You say this, yet later you are cool with everything as long as we pay a fee or tax? If divers were paying $200/year in taxes would you be okay with a ban on all GPO harvest across the sound? I suspect you don't really want to go down the road of having policy set by the largest pocketbooks -- that only sounds good when it looks like you can frame the argument so that you're economically winning, its not going to look so good if you wind up in conflict with someone bigger than you. You also might get surprised if some billionnaire liberal decides to save the GPOs, while it turns out not many billionnaires like to hunt them.
You should really be either against hunting bans or not.
Post a sign, or signs, make it an honor system. Based upon my experience with other divers, and seeing the honesty amongst folks here finding lost gear and getting it back to the rightful owner, if you post it, 99.9% will abide by it. Fairly honorable group, wouldn't you agree?
That's what we had going into this mess. It took one diver. 99.9% of divers do not catch GPOs at Cove 2 already.
Going about it as it is sets the stage for future MPA's and junk science.
That is vastly overreaching. The problem here was that you had two groups of divers with two immediately conflicting concerns -- taking pics and vid of a particular octo den in cove 2 vs eating that octo. It didn't have much to do with economics and bring up junk science is a red herring that has nothing to bear on this issue. It wasn't about science, it was about the utilization of a common resource -- good old human conflict. Lots of laws and regulations have no science behind them and are about regulating social conflict.

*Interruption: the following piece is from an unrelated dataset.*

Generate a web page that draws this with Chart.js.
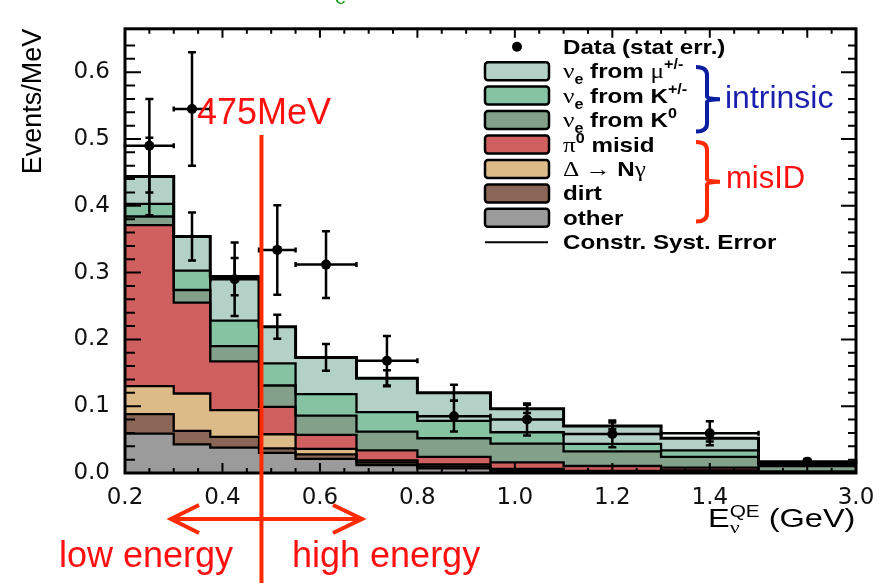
<!DOCTYPE html>
<html lang="en">
<head>
<meta charset="UTF-8">
<title>MiniBooNE nu_e candidates</title>
<script src="https://cdn.jsdelivr.net/npm/chart.js@4.4.3/dist/chart.umd.min.js"></script>
<style>
    * { margin: 0; padding: 0; }
    body { background: #fff; }
    .chartBox { width: 889px; height: 583px; }
</style>
</head>
<body>
<div class="chartBox"><canvas id="myChart" width="889" height="583"></canvas></div>
<script>
// bin edges in GeV, the last bin (1.5 - 3.0) is squeezed on the axis
const binEdges = [0.2, 0.3, 0.375, 0.475, 0.55, 0.675, 0.8, 0.95, 1.1, 1.3, 1.5, 3.0];
const binCenters = [0.25, 0.3375, 0.425, 0.5125, 0.6125, 0.7375, 0.875, 1.025, 1.2, 1.4, 2.25];

// stacked MC components, events/MeV per bin (bottom to top)
const other = [0.059, 0.043, 0.038, 0.030, 0.021, 0.012, 0.007, 0.003, 0.001, 0.002, 0.0005];
const dirt  = [0.029, 0.020, 0.016, 0.007, 0.007, 0.004, 0.003, 0.002, 0.001, 0.001, 0.0005];
const deltaNg = [0.042, 0.056, 0.040, 0.021, 0.008, 0.003, 0.003, 0.001, 0.001, 0.001, 0.0002];
const pi0 = [0.241, 0.136, 0.073, 0.041, 0.021, 0.015, 0.011, 0.010, 0.0075, 0.004, 0.0013];
const nueK0 = [0.013, 0.019, 0.023, 0.032, 0.029, 0.028, 0.028, 0.028, 0.022, 0.016, 0.008];
const nueKpm = [0.019, 0.029, 0.038, 0.033, 0.032, 0.029, 0.026, 0.017, 0.011, 0.010, 0.003];
const nueMu = [0.041, 0.051, 0.066, 0.055, 0.055, 0.051, 0.042, 0.035, 0.027, 0.018, 0.003];
const systErr = [0.058, 0.036, 0.028, 0.018, 0.020, 0.012, 0.012, 0.006, 0.005, 0.005, 0.002];

// data with stat errors
const dataY   = [0.49, 0.545, 0.29, 0.334, 0.312, 0.168, 0.085, 0.080, 0.0585, 0.0595, 0.017];
const dataErr = [0.07, 0.085, 0.055, 0.067, 0.05, 0.037, 0.023, 0.024, 0.020, 0.018, 0.004];

const xTickLabels = [0.2, 0.4, 0.6, 0.8, 1.0, 1.2, 1.4, 3.0];
const cutEnergy = 0.48;

// axis position: linear up to 1.5 GeV, then 1.5-3.0 packed into 0.2
const toAxis = e => e <= 1.5 ? e : 1.5 + (e - 1.5) * 0.2 / 1.5;

const layers = [
    { label: 'other', values: other, color: '#9b9b9b' },
    { label: 'dirt', values: dirt, color: '#8a6656' },
    { label: 'Delta', values: deltaNg, color: '#ddbb88' },
    { label: 'pi0 misid', values: pi0, color: '#d05f5f' },
    { label: 'nue K0', values: nueK0, color: '#82a08a' },
    { label: 'nue K+/-', values: nueKpm, color: '#85c3a3' },
    { label: 'nue mu', values: nueMu, color: '#b3d1c6' }
];

let cum = other.map(() => 0);
const datasets = layers.map((l, i) => {
    cum = cum.map((c, j) => c + l.values[j]);
    const top = cum.slice();
    return {
        label: l.label,
        data: binEdges.map((e, j) => ({ x: toAxis(e), y: top[Math.min(j, top.length - 1)] })),
        stepped: true,
        fill: i === 0 ? 'origin' : '-1',
        backgroundColor: l.color,
        borderColor: '#000',
        borderWidth: i === layers.length - 1 ? 3 : 2.3,
        pointRadius: 0
    };
});
const mcTotal = cum;

function richText(ctx, x, y, parts, sx) {
    ctx.save();
    ctx.translate(x, y);
    ctx.scale(sx, 1);
    let cx = 0;
    parts.forEach(p => {
        ctx.font = p.font;
        ctx.fillText(p.t, cx, p.dy || 0);
        if (!p.stay) cx += ctx.measureText(p.t).width;
    });
    ctx.restore();
}

const B = 'bold 21px "Liberation Sans"';
const G = '22px "Liberation Serif"';
const SUB = 'bold 14px "Liberation Sans"';

const decor = {
    id: 'decor',
    afterDraw(chart) {
        const { ctx, chartArea: a, scales: { x, y } } = chart;
        ctx.save();
        ctx.strokeStyle = '#000';
        ctx.fillStyle = '#000';

        // MC constrained syst error
        ctx.lineWidth = 2.5;
        binCenters.forEach((c, i) => {
            const px = x.getPixelForValue(toAxis(c));
            const y1 = y.getPixelForValue(mcTotal[i] - systErr[i]);
            const y2 = y.getPixelForValue(mcTotal[i] + systErr[i]);
            ctx.beginPath();
            ctx.moveTo(px, y1); ctx.lineTo(px, y2);
            ctx.moveTo(px - 4, y1); ctx.lineTo(px + 4, y1);
            ctx.moveTo(px - 4, y2); ctx.lineTo(px + 4, y2);
            ctx.stroke();
        });

        // data points
        binCenters.forEach((c, i) => {
            const px = x.getPixelForValue(toAxis(c));
            const py = y.getPixelForValue(dataY[i]);
            const xl = x.getPixelForValue(toAxis(binEdges[i]));
            const xr = x.getPixelForValue(toAxis(binEdges[i + 1]));
            const y1 = y.getPixelForValue(dataY[i] - dataErr[i]);
            const y2 = y.getPixelForValue(dataY[i] + dataErr[i]);
            ctx.beginPath();
            ctx.moveTo(xl, py); ctx.lineTo(xr, py);
            ctx.moveTo(xl, py - 2.5); ctx.lineTo(xl, py + 2.5);
            ctx.moveTo(xr, py - 2.5); ctx.lineTo(xr, py + 2.5);
            ctx.moveTo(px, y1); ctx.lineTo(px, y2);
            ctx.moveTo(px - 4, y1); ctx.lineTo(px + 4, y1);
            ctx.moveTo(px - 4, y2); ctx.lineTo(px + 4, y2);
            ctx.stroke();
            ctx.beginPath();
            ctx.arc(px, py, 5, 0, Math.PI * 2);
            ctx.fill();
        });

        // frame and inward ticks
        ctx.lineWidth = 3;
        ctx.strokeRect(a.left, a.top, a.right - a.left, a.bottom - a.top);
        ctx.lineWidth = 2;
        ctx.beginPath();
        y.ticks.forEach(t => {
            if (t.value <= 0 || t.value >= y.max - 0.004) return;
            const py = y.getPixelForValue(t.value);
            const major = Math.abs(t.value * 10 - Math.round(t.value * 10)) < 1e-6;
            ctx.moveTo(a.left, py); ctx.lineTo(a.left + (major ? 16 : 10), py);
            ctx.moveTo(a.right, py); ctx.lineTo(a.right - (major ? 15 : 8), py);
        });
        x.ticks.forEach(t => {
            if (t.value <= x.min + 1e-6 || t.value >= x.max - 1e-6) return;
            const px = x.getPixelForValue(t.value);
            const k = (t.value - 0.2) / 0.2;
            const major = Math.abs(k - Math.round(k)) < 1e-6;
            ctx.moveTo(px, a.bottom); ctx.lineTo(px, a.bottom - (major ? 10 : 5));
            ctx.moveTo(px, a.top); ctx.lineTo(px, a.top + (major ? 9 : 5));
        });
        ctx.stroke();

        // x axis title
        ctx.textBaseline = 'alphabetic';
        ctx.textAlign = 'left';
        richText(ctx, 708, 527, [
            { t: 'E', font: '25px "Liberation Sans"' },
            { t: 'ν', font: '17px "Liberation Serif"', dy: 6, stay: true },
            { t: 'QE', font: '16px "Liberation Sans"', dy: -10 },
            { t: ' (GeV)', font: '25px "Liberation Sans"' }
        ], 1.3);

        // legend
        const rowY = i => 46.7 + i * 24.45;
        ctx.beginPath();
        ctx.arc(517, rowY(0), 5, 0, Math.PI * 2);
        ctx.fill();
        const boxOrder = [6, 5, 4, 3, 2, 1, 0];
        boxOrder.forEach((li, r) => {
            const cy = rowY(r + 1);
            ctx.beginPath();
            ctx.roundRect(485, cy - 9, 64, 18, 3);
            ctx.fillStyle = layers[li].color;
            ctx.fill();
            ctx.lineWidth = 2.5;
            ctx.stroke();
        });
        ctx.lineWidth = 2;
        ctx.beginPath();
        ctx.moveTo(485, rowY(8)); ctx.lineTo(548, rowY(8));
        ctx.stroke();
        ctx.fillStyle = '#000';
        const nue = [{ t: 'ν', font: G }, { t: 'e', font: SUB, dy: 6 }];
        const rows = [
            [{ t: 'Data (stat err.)', font: B }],
            nue.concat([{ t: ' from ', font: B }, { t: 'μ', font: G }, { t: '+/-', font: SUB, dy: -9 }]),
            nue.concat([{ t: ' from K', font: B }, { t: '+/-', font: SUB, dy: -9 }]),
            nue.concat([{ t: ' from K', font: B }, { t: '0', font: SUB, dy: -9 }]),
            [{ t: 'π', font: G }, { t: '0', font: SUB, dy: -9 }, { t: ' misid', font: B }],
            [{ t: 'Δ → ', font: G }, { t: 'N', font: B }, { t: 'γ', font: G }],
            [{ t: 'dirt', font: B }],
            [{ t: 'other', font: B }],
            [{ t: 'Constr. Syst. Error', font: B }]
        ];
        rows.forEach((parts, r) => richText(ctx, 563, rowY(r) + 7, parts, 1.15));

        // brackets
        const bracket = (y1, y2, color) => {
            const ym = (y1 + y2) / 2;
            ctx.strokeStyle = color;
            ctx.lineWidth = 4;
            ctx.beginPath();
            ctx.moveTo(696, y1);
            ctx.quadraticCurveTo(707, y1, 707, y1 + 8);
            ctx.lineTo(707, ym - 3);
            ctx.quadraticCurveTo(707, ym, 720, ym);
            ctx.moveTo(707, ym + 3);
            ctx.quadraticCurveTo(707, ym, 720, ym);
            ctx.moveTo(707, ym + 3);
            ctx.lineTo(707, y2 - 8);
            ctx.quadraticCurveTo(707, y2, 696, y2);
            ctx.stroke();
        };
        bracket(67, 131.5, '#0a1fa0');
        bracket(142, 221.5, '#ff2a00');
        ctx.font = '32px "Liberation Sans"';
        ctx.fillStyle = '#1b1fae';
        ctx.fillText('intrinsic', 725, 108);
        ctx.font = '31px "Liberation Sans"';
        ctx.fillStyle = '#ff1010';
        ctx.fillText('misID', 726, 188);

        // cut line, arrows and labels
        const cx = x.getPixelForValue(cutEnergy);
        ctx.strokeStyle = '#ff2a00';
        ctx.lineWidth = 4;
        ctx.beginPath();
        ctx.moveTo(cx, 135); ctx.lineTo(cx, 583);
        ctx.moveTo(170, 519); ctx.lineTo(363, 519);
        ctx.moveTo(199, 505); ctx.lineTo(171, 519); ctx.lineTo(199, 533);
        ctx.moveTo(333, 505); ctx.lineTo(362, 519); ctx.lineTo(333, 533);
        ctx.stroke();
        ctx.fillStyle = '#ff1010';
        ctx.font = '36px "Liberation Sans"';
        ctx.fillText('475MeV', 197, 124);
        ctx.fillText('low energy', 59, 567);
        ctx.fillText('high energy', 292, 567);

        // clipped title fragment at the top edge
        ctx.fillStyle = '#1a9a1a';
        ctx.font = '20px "Liberation Sans"';
        ctx.fillText('e', 335, 4);
        ctx.restore();
    }
};

new Chart(document.getElementById('myChart'), {
    type: 'line',
    data: { datasets },
    options: {
        responsive: false,
        animation: false,
        events: [],
        layout: { padding: { top: 11, right: 33, left: 0, bottom: 0 } },
        plugins: {
            legend: { display: false },
            tooltip: { enabled: false },
            filler: { drawTime: 'beforeDatasetsDraw' }
        },
        scales: {
            x: {
                type: 'linear',
                min: 0.2,
                max: 1.7,
                grid: { display: false, drawTicks: false },
                border: { display: false },
                afterFit: s => { s.height = 110; },
                ticks: {
                    stepSize: 0.05,
                    autoSkip: false,
                    maxRotation: 0,
                    padding: 11,
                    color: '#111',
                    font: { family: 'DejaVu Sans', size: 23 },
                    callback: v => {
                        const hit = xTickLabels.find(e => Math.abs(toAxis(e) - v) < 1e-6);
                        return hit === undefined ? '' : hit.toFixed(1);
                    }
                }
            },
            y: {
                min: 0,
                max: 0.665,
                grid: { display: false, drawTicks: false },
                border: { display: false },
                afterFit: s => { s.width = 125; },
                title: {
                    display: true,
                    text: 'Events/MeV',
                    align: 'end',
                    color: '#000',
                    padding: { top: 17, bottom: 0 },
                    font: { family: 'Liberation Sans', size: 27 }
                },
                ticks: {
                    stepSize: 0.02,
                    autoSkip: false,
                    padding: 15,
                    color: '#111',
                    font: { family: 'DejaVu Sans', size: 23 },
                    callback: v => Math.abs(v * 10 - Math.round(v * 10)) < 1e-6 ? v.toFixed(1) : ''
                }
            }
        }
    },
    plugins: [decor]
});
</script>
</body>
</html>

And there is 1,332 miles of shoreline in puget sound. These regulations affect less than 1% of that. The other >99% of it are open to harvest. If anyone takes a GPO anywhere else its legal now. If anyone takes a GPO at cove 2 in the future, then enforcement is simple and there's no need for any more regulations. You got into the situation that you are most worried about where people who want to ban *all* hunting are showing up and complaining to the government precisely because there were no regulations. With regulations, in the future, this becomes largely a non-issue. If shop owners or other hunters hear divers planning to take octos from cove 2 they can point the divers at the written regulations which will head off conflict, and they can redirect the divers to other sites. If a diver still takes a GPO from cove 2 then they get ticketed by WDFW and is not like you can put cove 2 on a secret double-probation ban, its already banned.